§ Task requirements
Using the listing below, copy every line that mentions "this".

§ Material shown
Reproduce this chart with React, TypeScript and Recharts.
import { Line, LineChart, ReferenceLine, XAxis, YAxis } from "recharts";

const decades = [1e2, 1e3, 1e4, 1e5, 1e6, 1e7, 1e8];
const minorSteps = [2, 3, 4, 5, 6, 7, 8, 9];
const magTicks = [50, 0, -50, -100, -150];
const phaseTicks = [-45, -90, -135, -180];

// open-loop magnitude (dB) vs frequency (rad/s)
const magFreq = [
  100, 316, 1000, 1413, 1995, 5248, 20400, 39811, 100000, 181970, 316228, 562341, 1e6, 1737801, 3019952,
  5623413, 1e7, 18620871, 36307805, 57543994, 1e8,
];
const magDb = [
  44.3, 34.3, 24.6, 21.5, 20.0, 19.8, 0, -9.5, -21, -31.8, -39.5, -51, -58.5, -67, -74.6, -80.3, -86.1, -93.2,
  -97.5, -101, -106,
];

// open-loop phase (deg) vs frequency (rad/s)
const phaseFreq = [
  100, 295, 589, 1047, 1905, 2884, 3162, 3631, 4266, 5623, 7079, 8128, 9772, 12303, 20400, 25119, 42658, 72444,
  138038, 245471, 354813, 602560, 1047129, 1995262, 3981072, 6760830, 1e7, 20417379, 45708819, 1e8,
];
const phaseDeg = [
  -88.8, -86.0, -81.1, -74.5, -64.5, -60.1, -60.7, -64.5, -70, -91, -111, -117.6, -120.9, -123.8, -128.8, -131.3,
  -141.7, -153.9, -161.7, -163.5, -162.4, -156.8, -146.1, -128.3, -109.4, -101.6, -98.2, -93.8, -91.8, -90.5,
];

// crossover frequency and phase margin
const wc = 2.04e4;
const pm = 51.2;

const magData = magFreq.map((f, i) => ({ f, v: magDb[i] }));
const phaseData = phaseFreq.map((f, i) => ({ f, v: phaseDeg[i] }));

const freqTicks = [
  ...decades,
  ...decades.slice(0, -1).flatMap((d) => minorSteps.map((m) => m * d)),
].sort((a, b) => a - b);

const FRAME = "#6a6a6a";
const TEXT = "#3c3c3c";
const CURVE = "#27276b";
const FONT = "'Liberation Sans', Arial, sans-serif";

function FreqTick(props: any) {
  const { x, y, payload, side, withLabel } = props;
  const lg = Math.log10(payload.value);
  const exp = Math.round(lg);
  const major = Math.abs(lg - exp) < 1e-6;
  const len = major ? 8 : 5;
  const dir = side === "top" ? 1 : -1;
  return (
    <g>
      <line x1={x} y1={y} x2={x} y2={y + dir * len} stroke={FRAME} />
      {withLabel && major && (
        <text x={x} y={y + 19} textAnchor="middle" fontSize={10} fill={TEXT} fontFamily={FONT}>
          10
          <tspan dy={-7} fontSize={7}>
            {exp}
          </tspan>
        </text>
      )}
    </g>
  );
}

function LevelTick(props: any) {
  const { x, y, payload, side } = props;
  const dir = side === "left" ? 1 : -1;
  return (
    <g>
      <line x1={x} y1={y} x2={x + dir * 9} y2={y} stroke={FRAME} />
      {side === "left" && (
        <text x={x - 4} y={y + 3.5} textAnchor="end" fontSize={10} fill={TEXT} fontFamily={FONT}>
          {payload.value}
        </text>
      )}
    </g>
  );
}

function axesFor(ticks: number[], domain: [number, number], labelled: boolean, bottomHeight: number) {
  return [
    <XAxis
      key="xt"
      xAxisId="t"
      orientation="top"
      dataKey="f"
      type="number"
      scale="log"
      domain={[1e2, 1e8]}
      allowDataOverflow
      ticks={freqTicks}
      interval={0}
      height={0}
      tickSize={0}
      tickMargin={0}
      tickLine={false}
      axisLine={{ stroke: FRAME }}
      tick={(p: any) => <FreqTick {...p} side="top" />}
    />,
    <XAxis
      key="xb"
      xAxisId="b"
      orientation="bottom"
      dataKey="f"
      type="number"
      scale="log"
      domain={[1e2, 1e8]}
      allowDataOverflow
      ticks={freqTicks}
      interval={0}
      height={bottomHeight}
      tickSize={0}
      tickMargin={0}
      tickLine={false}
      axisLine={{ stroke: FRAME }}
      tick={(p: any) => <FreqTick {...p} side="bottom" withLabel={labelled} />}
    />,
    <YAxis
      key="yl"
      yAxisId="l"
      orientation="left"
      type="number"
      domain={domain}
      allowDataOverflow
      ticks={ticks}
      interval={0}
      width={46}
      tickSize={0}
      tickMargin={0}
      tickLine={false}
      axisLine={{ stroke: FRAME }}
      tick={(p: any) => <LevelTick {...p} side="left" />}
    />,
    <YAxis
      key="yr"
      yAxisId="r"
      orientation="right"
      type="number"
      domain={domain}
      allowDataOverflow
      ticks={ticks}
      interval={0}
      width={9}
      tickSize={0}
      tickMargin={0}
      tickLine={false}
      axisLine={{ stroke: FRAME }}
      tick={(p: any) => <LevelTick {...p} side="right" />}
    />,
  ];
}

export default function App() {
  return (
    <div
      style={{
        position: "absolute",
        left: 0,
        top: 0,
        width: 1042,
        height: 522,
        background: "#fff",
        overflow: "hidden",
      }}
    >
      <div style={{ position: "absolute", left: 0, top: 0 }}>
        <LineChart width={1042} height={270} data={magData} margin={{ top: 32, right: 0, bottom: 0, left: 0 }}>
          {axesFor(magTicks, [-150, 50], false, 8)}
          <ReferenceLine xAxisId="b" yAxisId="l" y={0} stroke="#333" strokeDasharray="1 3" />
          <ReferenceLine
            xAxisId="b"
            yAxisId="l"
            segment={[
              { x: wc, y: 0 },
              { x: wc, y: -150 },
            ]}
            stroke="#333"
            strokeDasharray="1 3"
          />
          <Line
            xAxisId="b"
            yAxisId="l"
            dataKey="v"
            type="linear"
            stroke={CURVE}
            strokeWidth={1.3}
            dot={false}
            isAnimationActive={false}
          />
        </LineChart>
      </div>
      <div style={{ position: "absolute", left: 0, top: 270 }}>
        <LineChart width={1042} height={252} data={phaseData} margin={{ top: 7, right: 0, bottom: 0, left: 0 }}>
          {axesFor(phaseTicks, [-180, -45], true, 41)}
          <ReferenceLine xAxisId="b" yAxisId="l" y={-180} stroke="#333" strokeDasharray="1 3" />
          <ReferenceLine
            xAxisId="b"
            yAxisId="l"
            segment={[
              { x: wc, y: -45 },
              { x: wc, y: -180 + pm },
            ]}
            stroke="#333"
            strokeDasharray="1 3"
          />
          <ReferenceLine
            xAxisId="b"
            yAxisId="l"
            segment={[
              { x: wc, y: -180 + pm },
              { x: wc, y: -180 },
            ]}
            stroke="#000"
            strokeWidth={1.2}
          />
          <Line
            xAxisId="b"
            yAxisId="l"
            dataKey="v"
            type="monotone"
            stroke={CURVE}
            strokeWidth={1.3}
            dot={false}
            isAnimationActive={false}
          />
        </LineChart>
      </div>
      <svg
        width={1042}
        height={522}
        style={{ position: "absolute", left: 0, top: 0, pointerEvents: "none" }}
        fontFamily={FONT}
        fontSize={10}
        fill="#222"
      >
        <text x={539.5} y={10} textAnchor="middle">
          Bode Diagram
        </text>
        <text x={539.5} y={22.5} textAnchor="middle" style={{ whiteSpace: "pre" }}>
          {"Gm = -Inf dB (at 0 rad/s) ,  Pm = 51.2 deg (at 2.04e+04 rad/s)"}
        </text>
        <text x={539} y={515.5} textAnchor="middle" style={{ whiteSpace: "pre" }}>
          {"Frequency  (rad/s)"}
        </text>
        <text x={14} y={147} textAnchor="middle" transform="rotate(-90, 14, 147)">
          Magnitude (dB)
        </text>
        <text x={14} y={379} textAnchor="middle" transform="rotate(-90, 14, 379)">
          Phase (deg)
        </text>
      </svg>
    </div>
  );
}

--

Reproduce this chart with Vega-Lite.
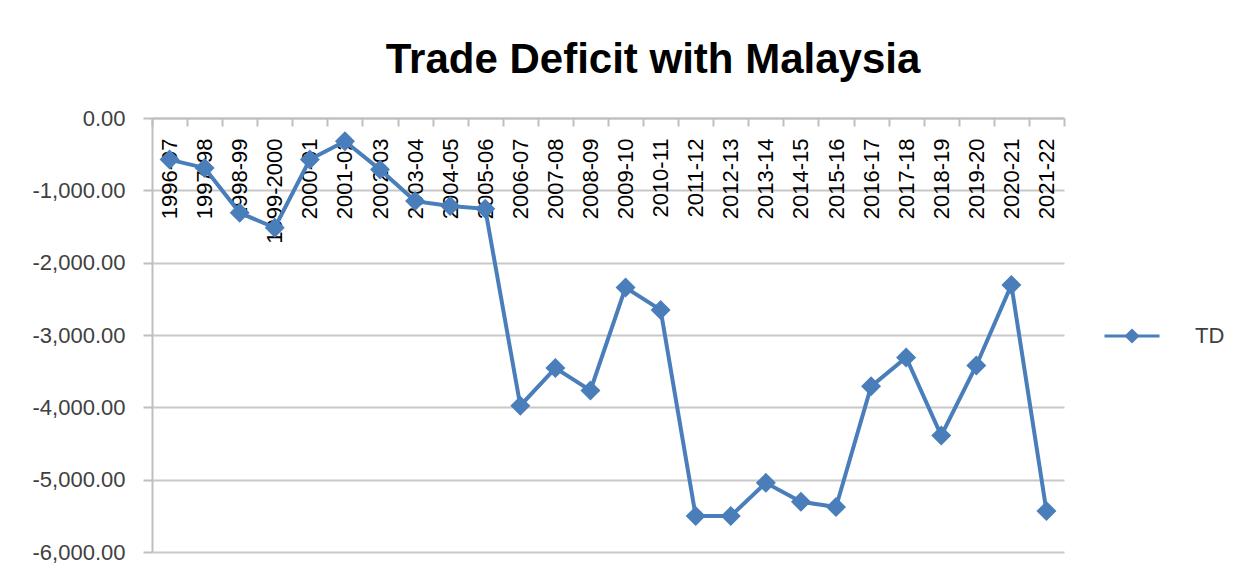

§ Result of the task
Reproduce this chart with React, TypeScript and Recharts.
Reproduce this chart with Vega-Lite.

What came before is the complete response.